§ Written request:
Start at the line that contains "Convert this chart", stop at the line that contains "import pandas as pd", and repeat every line in that span, those two included, with no pictures.

# Start of Records to use

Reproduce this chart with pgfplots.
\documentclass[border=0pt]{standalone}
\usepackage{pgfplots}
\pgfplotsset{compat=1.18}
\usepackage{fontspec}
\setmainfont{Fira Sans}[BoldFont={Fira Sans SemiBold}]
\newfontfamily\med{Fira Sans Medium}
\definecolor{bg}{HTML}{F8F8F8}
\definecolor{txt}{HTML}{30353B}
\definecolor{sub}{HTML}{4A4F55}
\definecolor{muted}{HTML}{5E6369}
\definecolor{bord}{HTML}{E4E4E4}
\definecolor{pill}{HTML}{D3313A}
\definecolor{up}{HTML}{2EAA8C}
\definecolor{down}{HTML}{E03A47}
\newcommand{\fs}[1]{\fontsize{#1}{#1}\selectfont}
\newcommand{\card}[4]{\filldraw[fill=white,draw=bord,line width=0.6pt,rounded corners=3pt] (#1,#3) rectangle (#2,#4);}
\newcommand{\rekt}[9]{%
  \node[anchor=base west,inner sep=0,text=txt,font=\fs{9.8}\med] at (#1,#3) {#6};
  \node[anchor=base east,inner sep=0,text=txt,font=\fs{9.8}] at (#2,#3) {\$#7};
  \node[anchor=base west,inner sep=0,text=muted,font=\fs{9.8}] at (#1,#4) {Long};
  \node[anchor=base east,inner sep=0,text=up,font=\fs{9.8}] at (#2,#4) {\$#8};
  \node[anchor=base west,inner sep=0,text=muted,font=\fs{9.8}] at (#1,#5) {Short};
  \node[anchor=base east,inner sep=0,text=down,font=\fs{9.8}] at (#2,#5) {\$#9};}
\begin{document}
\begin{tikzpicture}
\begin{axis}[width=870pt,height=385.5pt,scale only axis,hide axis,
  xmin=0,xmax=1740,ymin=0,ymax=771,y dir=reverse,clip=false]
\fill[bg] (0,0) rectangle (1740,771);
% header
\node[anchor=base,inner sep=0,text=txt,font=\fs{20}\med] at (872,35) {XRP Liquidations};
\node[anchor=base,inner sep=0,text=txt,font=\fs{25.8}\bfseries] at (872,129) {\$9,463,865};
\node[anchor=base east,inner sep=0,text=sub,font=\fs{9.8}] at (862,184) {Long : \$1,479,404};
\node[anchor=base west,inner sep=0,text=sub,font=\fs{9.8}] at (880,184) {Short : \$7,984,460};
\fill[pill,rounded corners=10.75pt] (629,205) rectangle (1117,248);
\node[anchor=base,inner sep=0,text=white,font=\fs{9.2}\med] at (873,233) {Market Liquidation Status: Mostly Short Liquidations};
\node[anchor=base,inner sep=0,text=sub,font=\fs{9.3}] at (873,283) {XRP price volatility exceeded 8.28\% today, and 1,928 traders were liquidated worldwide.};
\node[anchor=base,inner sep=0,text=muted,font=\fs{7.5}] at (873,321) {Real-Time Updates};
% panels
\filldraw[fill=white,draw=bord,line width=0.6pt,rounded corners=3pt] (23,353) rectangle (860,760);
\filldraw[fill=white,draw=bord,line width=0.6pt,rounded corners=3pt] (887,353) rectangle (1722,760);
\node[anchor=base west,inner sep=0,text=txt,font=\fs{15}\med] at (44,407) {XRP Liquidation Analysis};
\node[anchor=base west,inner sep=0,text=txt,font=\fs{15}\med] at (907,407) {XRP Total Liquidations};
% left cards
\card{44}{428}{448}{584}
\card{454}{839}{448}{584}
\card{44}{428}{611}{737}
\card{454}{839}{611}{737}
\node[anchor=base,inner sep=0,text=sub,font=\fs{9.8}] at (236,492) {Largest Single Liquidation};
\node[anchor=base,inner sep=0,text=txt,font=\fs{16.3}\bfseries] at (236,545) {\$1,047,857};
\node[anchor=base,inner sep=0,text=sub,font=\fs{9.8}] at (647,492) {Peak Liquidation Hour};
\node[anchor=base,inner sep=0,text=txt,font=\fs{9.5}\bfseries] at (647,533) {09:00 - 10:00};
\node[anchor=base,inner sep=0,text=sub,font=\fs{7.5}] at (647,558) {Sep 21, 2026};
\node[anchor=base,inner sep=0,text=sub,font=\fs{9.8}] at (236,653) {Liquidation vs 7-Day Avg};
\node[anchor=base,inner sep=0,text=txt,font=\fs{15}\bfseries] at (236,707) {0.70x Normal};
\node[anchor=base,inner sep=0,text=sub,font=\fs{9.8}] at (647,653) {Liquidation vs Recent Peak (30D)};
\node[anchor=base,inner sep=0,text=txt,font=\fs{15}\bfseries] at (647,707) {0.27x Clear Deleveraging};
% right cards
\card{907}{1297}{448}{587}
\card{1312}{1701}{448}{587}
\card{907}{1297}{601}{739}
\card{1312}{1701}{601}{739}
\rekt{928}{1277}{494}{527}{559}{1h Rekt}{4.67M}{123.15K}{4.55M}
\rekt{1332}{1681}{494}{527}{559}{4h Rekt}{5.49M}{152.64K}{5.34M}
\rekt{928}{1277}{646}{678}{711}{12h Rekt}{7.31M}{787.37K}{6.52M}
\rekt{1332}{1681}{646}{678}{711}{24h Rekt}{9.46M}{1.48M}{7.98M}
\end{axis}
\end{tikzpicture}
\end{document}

# End of Records to use
# Start of Records to use

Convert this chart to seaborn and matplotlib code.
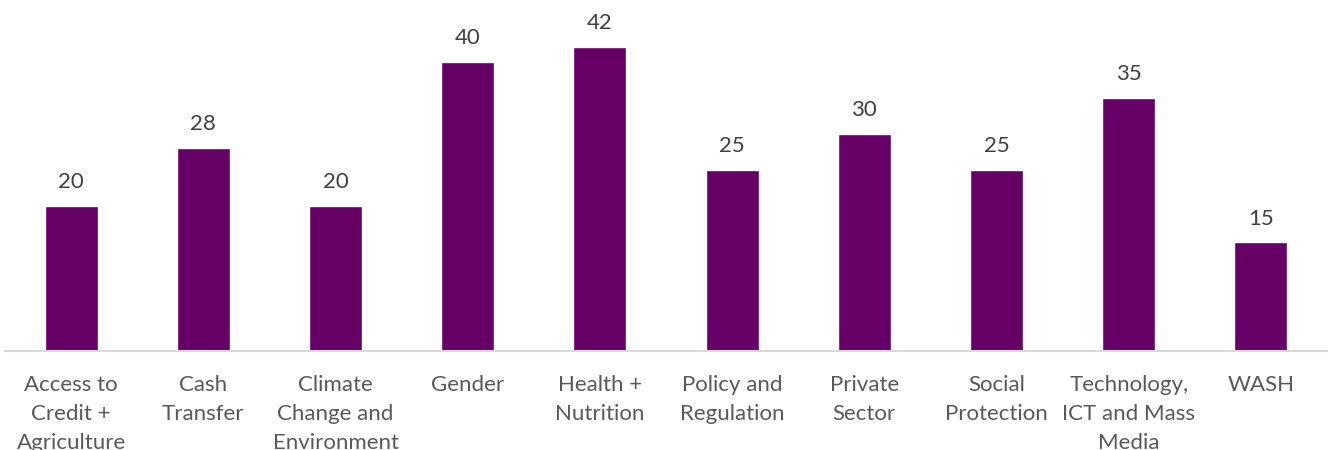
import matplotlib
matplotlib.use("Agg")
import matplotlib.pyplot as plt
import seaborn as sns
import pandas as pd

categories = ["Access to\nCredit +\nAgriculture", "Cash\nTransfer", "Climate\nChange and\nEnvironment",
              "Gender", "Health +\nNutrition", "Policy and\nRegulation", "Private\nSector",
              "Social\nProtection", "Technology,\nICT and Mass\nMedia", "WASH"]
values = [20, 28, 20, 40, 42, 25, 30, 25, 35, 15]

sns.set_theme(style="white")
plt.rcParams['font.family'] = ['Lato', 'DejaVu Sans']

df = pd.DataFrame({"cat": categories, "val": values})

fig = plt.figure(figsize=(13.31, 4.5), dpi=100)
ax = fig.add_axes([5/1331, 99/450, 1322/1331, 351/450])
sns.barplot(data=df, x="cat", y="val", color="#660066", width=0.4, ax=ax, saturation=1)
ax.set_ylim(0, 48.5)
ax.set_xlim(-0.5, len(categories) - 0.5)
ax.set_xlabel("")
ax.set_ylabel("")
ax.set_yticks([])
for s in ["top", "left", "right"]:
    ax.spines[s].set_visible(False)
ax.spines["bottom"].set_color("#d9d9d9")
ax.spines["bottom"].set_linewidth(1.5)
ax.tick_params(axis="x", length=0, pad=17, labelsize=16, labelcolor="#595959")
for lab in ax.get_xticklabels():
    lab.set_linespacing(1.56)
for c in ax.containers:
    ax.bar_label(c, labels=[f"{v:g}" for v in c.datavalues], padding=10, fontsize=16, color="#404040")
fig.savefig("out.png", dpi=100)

# End of Records to use

§ Answer below:
Convert this chart to seaborn and matplotlib code.
import matplotlib
matplotlib.use("Agg")
import matplotlib.pyplot as plt
import seaborn as sns
import pandas as pd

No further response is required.